3 Jul, 2008, 1609 hrs IST, PTI

LONDON/NEW DELHI: Seeking to thwart any possible legal challenge from Mukesh Ambani-led RIL, the Anil Ambani group firm RCOM is tying up with some global private equity and sovereign funds for acquiring a majority stake in South African telecom major MTN, a report said today.

"A consortium led by Indian billionaire Anil Ambani is considering taking a majority stake in South African mobile operator MTN to help stave off a potential legal challenge from his elder brother, Mike's Ambani, to the deal that has been under discussion," a report in Financial Times said.

The report quoted an unnamed person familiar with the deal that a special purpose vehicle controlled by Anil Ambani with co-investment from global private equity and Middle East sovereign wealth funds would own 51 per cent of MTN under the proposed new structure.

Earlier reports had said that it could be MTN acquiring a majority stake in RCOM, after which Reliance Industries warned off a legal action in letters sent to South African telecom firm and RCOM, claiming such a deal would breach a right of first refusal it has over the sale of a controlling stake in the Anil Ambani group company.

A possible amalgamation deal between RCOM and MTN, exclusive discussions for which started between the two parties late in May, could create a combined entity worth an estimated 70-80 billion dollars.

According to the Financial Times report, the old structure had Anil Ambani and his co-investors planning to acquire a 40-45 per cent stake, against about 51 per cent being discussed now.

This new structure will require a much larger cash top up from private equity firms of about 10-11 billion dollars, about three times the level earlier expected, the report said.

Separately, sources in the know of the development in India told PTI that hit by uncertainties caused due to the feud between Ambani siblings, RCOM and MTN are now believed to be discussing an extension of exclusivity agreement between them by a few weeks.

Investors in both the companies looked concerned about the legal issues raised by RIL and the same is being reflected in continuous slide in the share prices of the two companies, sources said.

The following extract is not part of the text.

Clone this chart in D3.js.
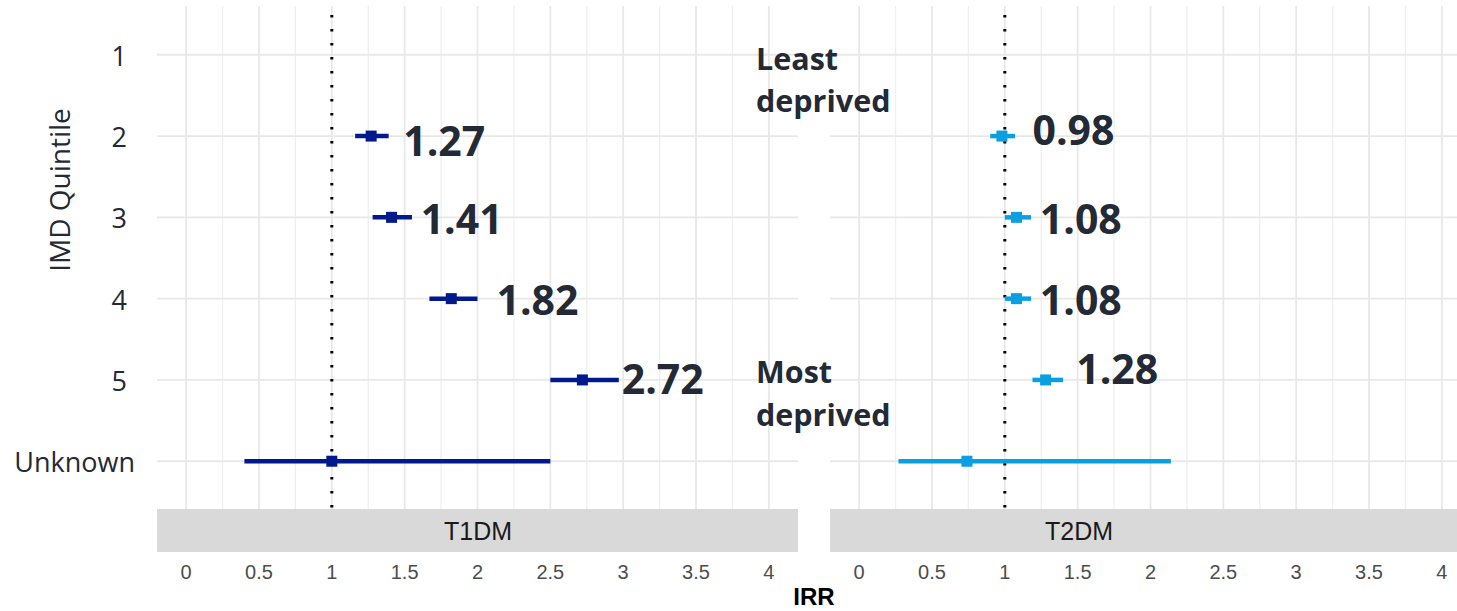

African telecom giant MTN's share price fell to a three-month low of 118 rand yesterday, while shares of RCOM has also dropped by about a quarter in the last three months.

RCOM shares were trading at Rs 392, down 6.31 per cent on the Bombay Stock Exchange in afternoon trade today.

Reliance Communications and MTN had announced the start of 45-day long exclusive discussions on May 26, which is scheduled to end on July 8.

Sources in the know of development said that the two sides are discussing the possibility of extending the agreement by 2-3 weeks amid indications the same could be spelled out in the coming days.

Reliance Communications officials declined to comment on the development.

RIL had earlier written a letter to both the companies asserting its right of first refusal on majority stake in Reliance Communications, but these claims are being contested by the Anil Ambani group.